Following the Information Commissioner’s Office (ICO) declaration that tougher sentences are needed to deter data thieves, Esther George, who is Director of Cyber Crime and Prevention at 8MAN, and formerly a senior policy advisor for the Crown Prosecution Service and author of the Council of Europe Electronic Evidence Guide, as well Phillip Manning, Non-Executive Director at 8MAN have the following comments on it.
Esther George, Director of Cyber Crime and Prevention at 8MAN:
“The comments from Information Commissioner Christopher Graham on the need for greater sentencing powers reveals the continued disconnect between the actions of cyber thieves and the punishment that they receive. There needs to be a move to ensure that the penalties given take into account the gravity of the situation.

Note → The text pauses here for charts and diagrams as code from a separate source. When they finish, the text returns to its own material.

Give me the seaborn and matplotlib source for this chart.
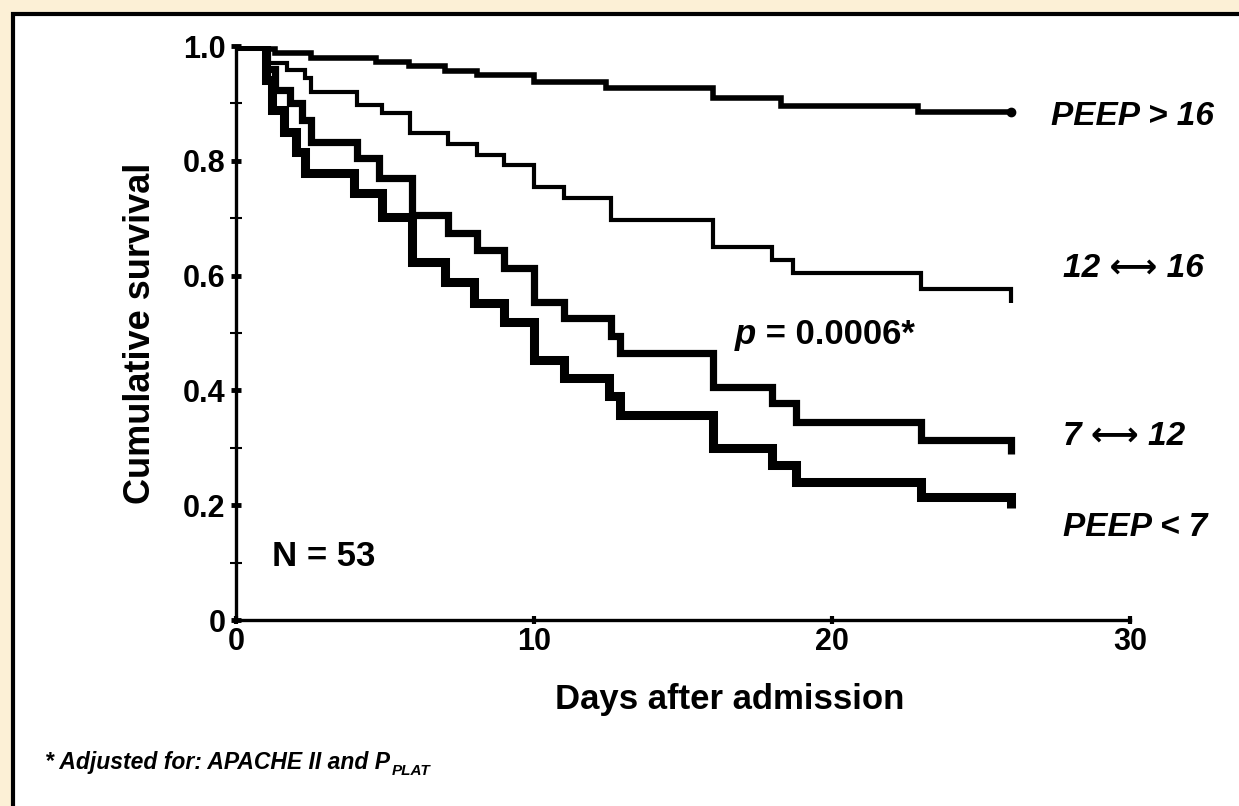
import matplotlib
matplotlib.use("Agg")
import matplotlib.pyplot as plt
import seaborn as sns
import pandas as pd
from matplotlib.patches import Rectangle

# ---- data ----
days_gt16 = [0, 1.0, 1.3, 2.5, 4.7, 5.8, 7.0, 8.1, 10.0, 12.4, 16.0, 18.3, 22.9, 26.0]
surv_gt16 = [1.0, 0.995, 0.988, 0.979, 0.972, 0.966, 0.956, 0.949, 0.938, 0.926, 0.910, 0.895, 0.885, 0.885]

days_12_16 = [0, 1.1, 1.7, 2.3, 2.5, 4.05, 4.9, 5.85, 7.1, 8.1, 9.0, 10.0, 11.0, 12.6, 16.0, 18.0, 18.7, 23.0, 26.0]
surv_12_16 = [1.0, 0.97, 0.958, 0.944, 0.92, 0.897, 0.883, 0.848, 0.83, 0.81, 0.793, 0.755, 0.735, 0.697, 0.65, 0.627, 0.605, 0.577, 0.553]

days_7_12 = [0, 1.0, 1.3, 1.8, 2.2, 2.5, 4.05, 4.8, 5.9, 7.1, 8.1, 9.0, 10.0, 11.0, 12.6, 12.9, 16.0, 18.0, 18.8, 23.0, 26.0]
surv_7_12 = [1.0, 0.96, 0.923, 0.9, 0.871, 0.833, 0.805, 0.77, 0.706, 0.674, 0.645, 0.613, 0.554, 0.526, 0.495, 0.465, 0.406, 0.378, 0.345, 0.314, 0.29]

days_lt7 = [0, 1.0, 1.2, 1.6, 2.0, 2.3, 3.95, 4.9, 5.9, 7.0, 8.0, 9.0, 10.0, 11.0, 12.5, 12.9, 16.0, 18.0, 18.8, 23.0, 26.0]
surv_lt7 = [1.0, 0.94, 0.888, 0.85, 0.815, 0.779, 0.744, 0.702, 0.624, 0.589, 0.552, 0.519, 0.453, 0.422, 0.39, 0.357, 0.30, 0.27, 0.24, 0.214, 0.195]

group_labels = ["PEEP > 16", "12 \u27F7 16", "7 \u27F7 12", "PEEP < 7"]
label_x = [27.35, 27.75, 27.75, 27.75]
label_y = [0.878, 0.613, 0.319, 0.162]

y_ticks = [0, 0.2, 0.4, 0.6, 0.8, 1.0]
y_ticklabels = ["0", "0.2", "0.4", "0.6", "0.8", "1.0"]
x_ticks = [0, 10, 20, 30]

sns.set_style("ticks")
plt.rcParams["font.family"] = ["Liberation Sans", "DejaVu Sans"]
plt.rcParams["text.color"] = "black"
plt.rcParams["axes.labelcolor"] = "black"
plt.rcParams["xtick.color"] = "black"
plt.rcParams["ytick.color"] = "black"

fig = plt.figure(figsize=(12.39, 8.06), dpi=100)
fig.patch.set_facecolor("#FCF0D6")
# white panel with black frame (behind everything)
frame = Rectangle((13.5 / 1239, -0.02), 1.05, 1 - 13.5 / 806 + 0.02,
                  transform=fig.transFigure, facecolor="white",
                  edgecolor="black", linewidth=3, zorder=-10)
fig.patches.append(frame)

ax = fig.add_axes([236 / 1239, 1 - 620 / 806, (1130 - 236) / 1239, (620 - 46) / 806])
ax.set_facecolor("none")
ax.set_zorder(1)

series = [
    (days_gt16, surv_gt16, 4.0),
    (days_12_16, surv_12_16, 3.0),
    (days_7_12, surv_7_12, 5.2),
    (days_lt7, surv_lt7, 6.5),
]
for d, s, lw in series:
    df = pd.DataFrame({"day": d, "surv": s})
    sns.lineplot(data=df, x="day", y="surv", ax=ax, color="black",
                 linewidth=lw, drawstyle="steps-post", estimator=None,
                 sort=False, solid_joinstyle="miter", solid_capstyle="butt")

# end dot of top curve
ax.plot(days_gt16[-1:], surv_gt16[-1:], "o", color="black", ms=6)

ax.set_xlim(0, 30)
ax.set_ylim(0, 1.0)
ax.set_xticks(x_ticks)
ax.set_xticklabels([str(t) for t in x_ticks], fontsize=22, fontweight="bold")
ax.set_yticks(y_ticks)
ax.set_yticklabels(y_ticklabels, fontsize=22, fontweight="bold")
ax.set_yticks([0.1, 0.3, 0.5, 0.7, 0.9], minor=True)
ax.tick_params(axis="y", which="major", direction="inout", length=7, width=3.5, pad=4)
ax.tick_params(axis="y", which="minor", direction="inout", length=9, width=1.5)
ax.tick_params(axis="x", which="major", direction="inout", length=6, width=3.0, pad=2)

for side in ["top", "right"]:
    ax.spines[side].set_visible(False)
for side in ["left", "bottom"]:
    ax.spines[side].set_linewidth(2.4)
    ax.spines[side].set_color("black")

ax.set_xlabel("Days after admission", fontsize=25, fontweight="bold")
ax.xaxis.set_label_coords((730 - 236) / 894, -(700 - 620) / 574, transform=ax.transAxes)
ax.set_ylabel("Cumulative survival", fontsize=26, fontweight="bold")
ax.yaxis.set_label_coords(-(236 - 140) / 894, 0.5, transform=ax.transAxes)
ax.xaxis.label.set_va("center")
ax.yaxis.label.set_va("center")

for lab, xx, yy in zip(group_labels, label_x, label_y):
    ax.text(xx, yy, lab, fontsize=24, fontweight="bold", fontstyle="italic",
            ha="left", va="center", clip_on=False)

tp = ax.text(16.75, 0.497, "p", fontsize=25, fontweight="bold", fontstyle="italic",
             ha="left", va="center")
ax.annotate(" = 0.0006*", xy=(1, 0.5), xycoords=tp, fontsize=25, fontweight="bold",
            ha="left", va="center")
ax.text(1.2, 0.11, "N = 53", fontsize=25, fontweight="bold", ha="left", va="center")

tf = fig.text(45 / 1239, 1 - 769 / 806, "* Adjusted for: APACHE II and P",
              fontsize=16.5, fontweight="bold", fontstyle="italic", ha="left", va="baseline")
ax.annotate("PLAT", xy=(1, 0), xycoords=tf, xytext=(1, -3), textcoords="offset points",
            fontsize=11, fontweight="bold", fontstyle="italic", ha="left", va="bottom",
            annotation_clip=False)

fig.savefig("out.png", dpi=100, facecolor=fig.get_facecolor())
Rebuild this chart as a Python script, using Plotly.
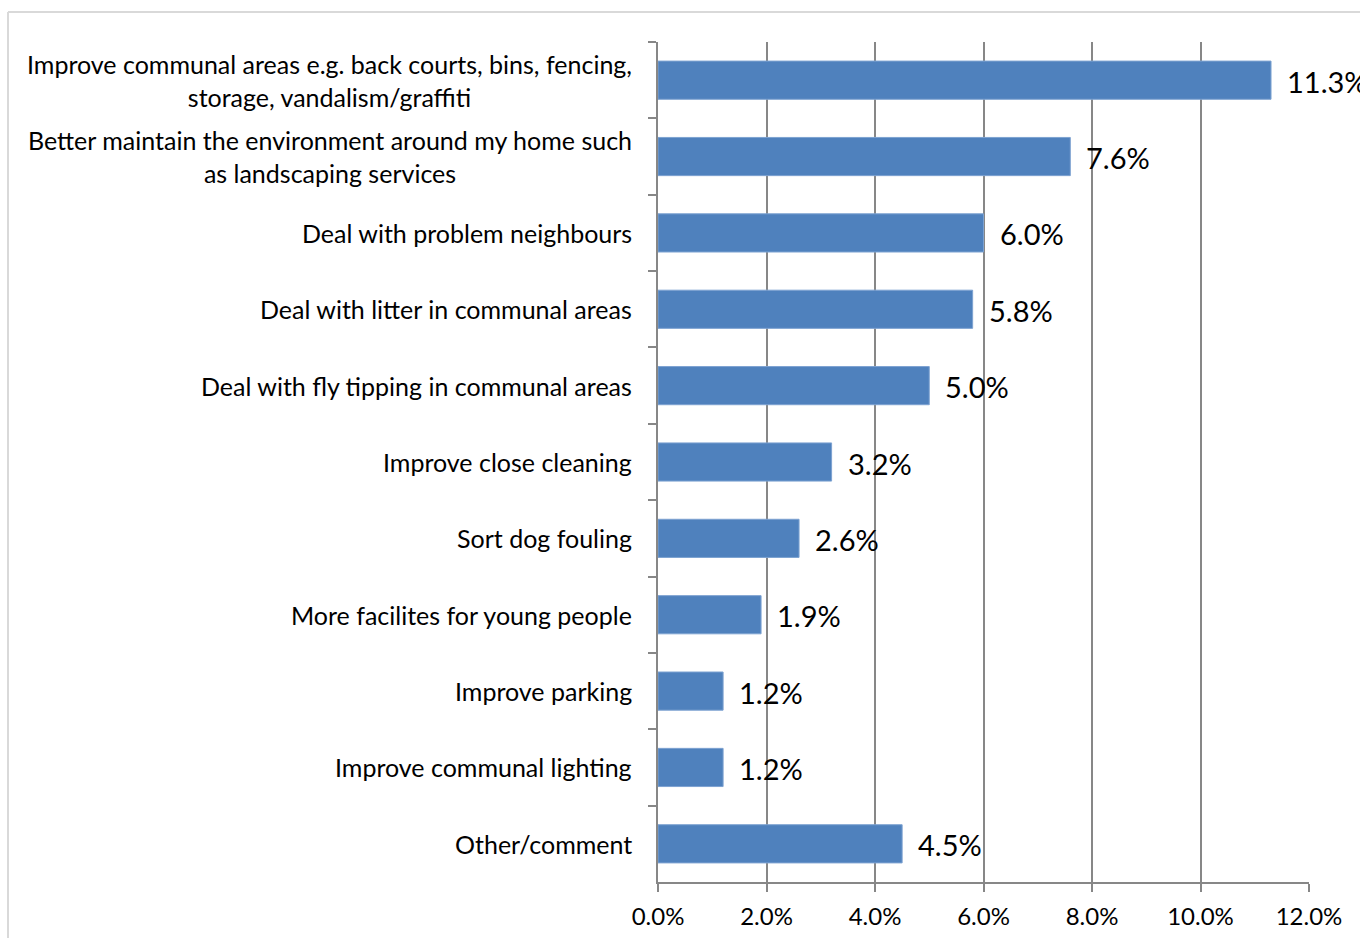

At present, most cases if handed to the police and Crown Prosecution Service (CPS), can be dealt with under Section One of the Computer Misuse Act 1990, which deals with unauthorised access to a computer and can result in a fine and imprisonment of up to six months. The ICO prosecutes under the Data Protection Act so they are limited to fines alone.
However, we should be looking to prosecute offenders under Section 55 of the Data Protection Act. Currently this means that only fines can be imposed but the Secretary of State has the power to alter the penalty for an offence of unlawful obtaining data which will give judges greater sentencing powers, including longer imprisonment. This hasn’t happened yet and therefore lighter penalties are given. It is no surprise that cyber crime continues to rise with low fines acting as the only deterrent.
More importantly though is the need for much greater education within organisations as to how to handle these incidents, who they inform and what they should do to prevent them in the first place. For many organisations they presume that if data is lost that they should go to the ICO, who then run their own investigation and prosecute. This means that the police and CPS aren’t even aware or are able to impose tougher sanctions. Education must take place into what policies and procedures are needed to prevent these incidents, when they should go to the police versus the ICO and what information needs to be provided to build a solid case for prosecution under the Data Protection Act. Only with tougher penalties will we deter cyber criminals.”
Philip Manning, Non-Executive Director at 8MAN:
“Cyber protection is about much more than just implementing a solution. Organisations need to be in the mindset of prevention is better than being reactive and that is a much bigger issue and challenge than should be sitting in the Risk or IT teams of a business. The fine of £1,000 for stealing 28,000 pieces of sensitive data, as referenced by Christopher Graham, is minimal compared to the greater damaging effect it could have on a company in terms of financial harm on share prices or loss of reputation. The responsibility for addressing how a company can prevent and deal with breaches needs to lie with the CEO. All too often companies focus all its attention on the external threats when the reality is that internal threats actually pose the biggest risk to a business, and can be the easiest one to address. By preparing and, crucially, enforcing policies and procedures that clearly outline the boundaries to which employees can access data and the resultant actions should they breach this trust, it ensures that the importance of data protection is upheld throughout the organisation.”